Related AP Macroeconomics Guides
- 6.3 Foreign Exchange Market
- 6.4 Effect of Changes in Policies & Economic Conditions on the Foreign Exchange Market
- 6.2 Exchange Rates
- 6.5 Changes in the Foreign Exchange Market and Net Exports
- Unit 6 Overview: Open Economy-International Trade and Finance
- 6.6 Real Interest Rates and International Capital Flows
Vocabulary
The following words are mentioned explicitly in the College Board Course and Exam Description for this topic.Term | Definition |
|---|---|
balance of payments | A comprehensive accounting record of all economic transactions between a country and the rest of the world, including the current account and capital and financial account. |
balance of trade | The difference between a country's exports and imports; the net exports component of the current account. |
capital and financial account | The component of the balance of payments that records transactions involving the purchase and sale of assets, including financial investments and capital transfers between a country and the rest of the world. |
credit | A transaction in the balance of payments that causes money to flow into a country. |
current account | The component of the balance of payments that records transactions in goods, services, income, and current transfers between a country and the rest of the world. |
current account deficit | A situation where a country's current account debits exceed its credits, indicating more money flowing out than in from current account transactions. |
current account surplus | A situation where a country's current account credits exceed its debits, indicating more money flowing in than out from current account transactions. |
debit | A transaction in the balance of payments that causes money to flow out of a country. |
financial capital inflow | Money flowing into a country from foreign investment and asset purchases, recorded as a surplus in the capital and financial account. |
financial capital outflow | Money flowing out of a country for foreign investment and asset purchases, recorded as a deficit in the capital and financial account. |
net exports | The difference between a country's total exports and total imports; a component of aggregate demand. |
net income from abroad | Income earned by residents from foreign sources, recorded in the current account. |
net unilateral transfers | One-way transfers of money or goods between countries with no expectation of repayment, recorded in the current account. |
Frequently Asked Questions
What is the balance of payments in AP Macro?
The balance of payments is an accounting system that records a country's international transactions for a period. In AP Macro, it consists of the current account and the capital and financial account.
What is in the current account?
The current account records net exports, net income from abroad, and net unilateral transfers. Goods, services, income payments, remittances, and foreign aid belong here.
What is in the capital and financial account?
The capital and financial account records financial capital transfers and purchases or sales of assets between countries, such as stocks, bonds, businesses, factories, land, or real estate.

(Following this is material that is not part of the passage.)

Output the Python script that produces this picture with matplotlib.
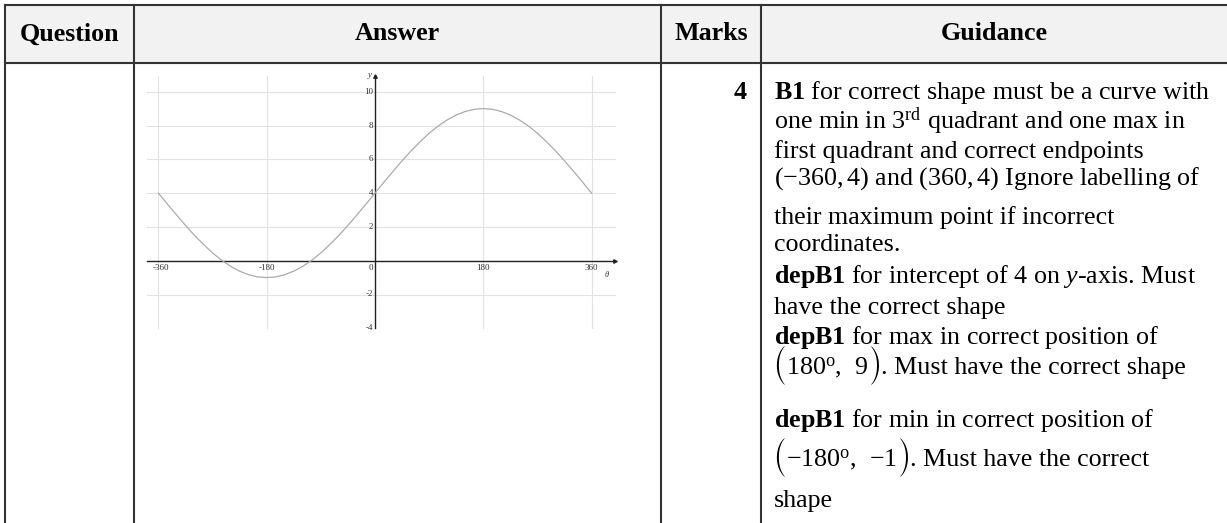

What does CA + CFA = 0 mean?
It means the current account and the capital and financial account offset each other in the balance of payments. If one account has a deficit, the other has an equal surplus.
Is net exports the same as the current account?
No. Net exports are part of the current account, but the current account also includes net income from abroad and net unilateral transfers.
How do you tell if a transaction is a credit or debit?
Money flowing into the country is a credit, or positive entry. Money flowing out of the country is a debit, or negative entry.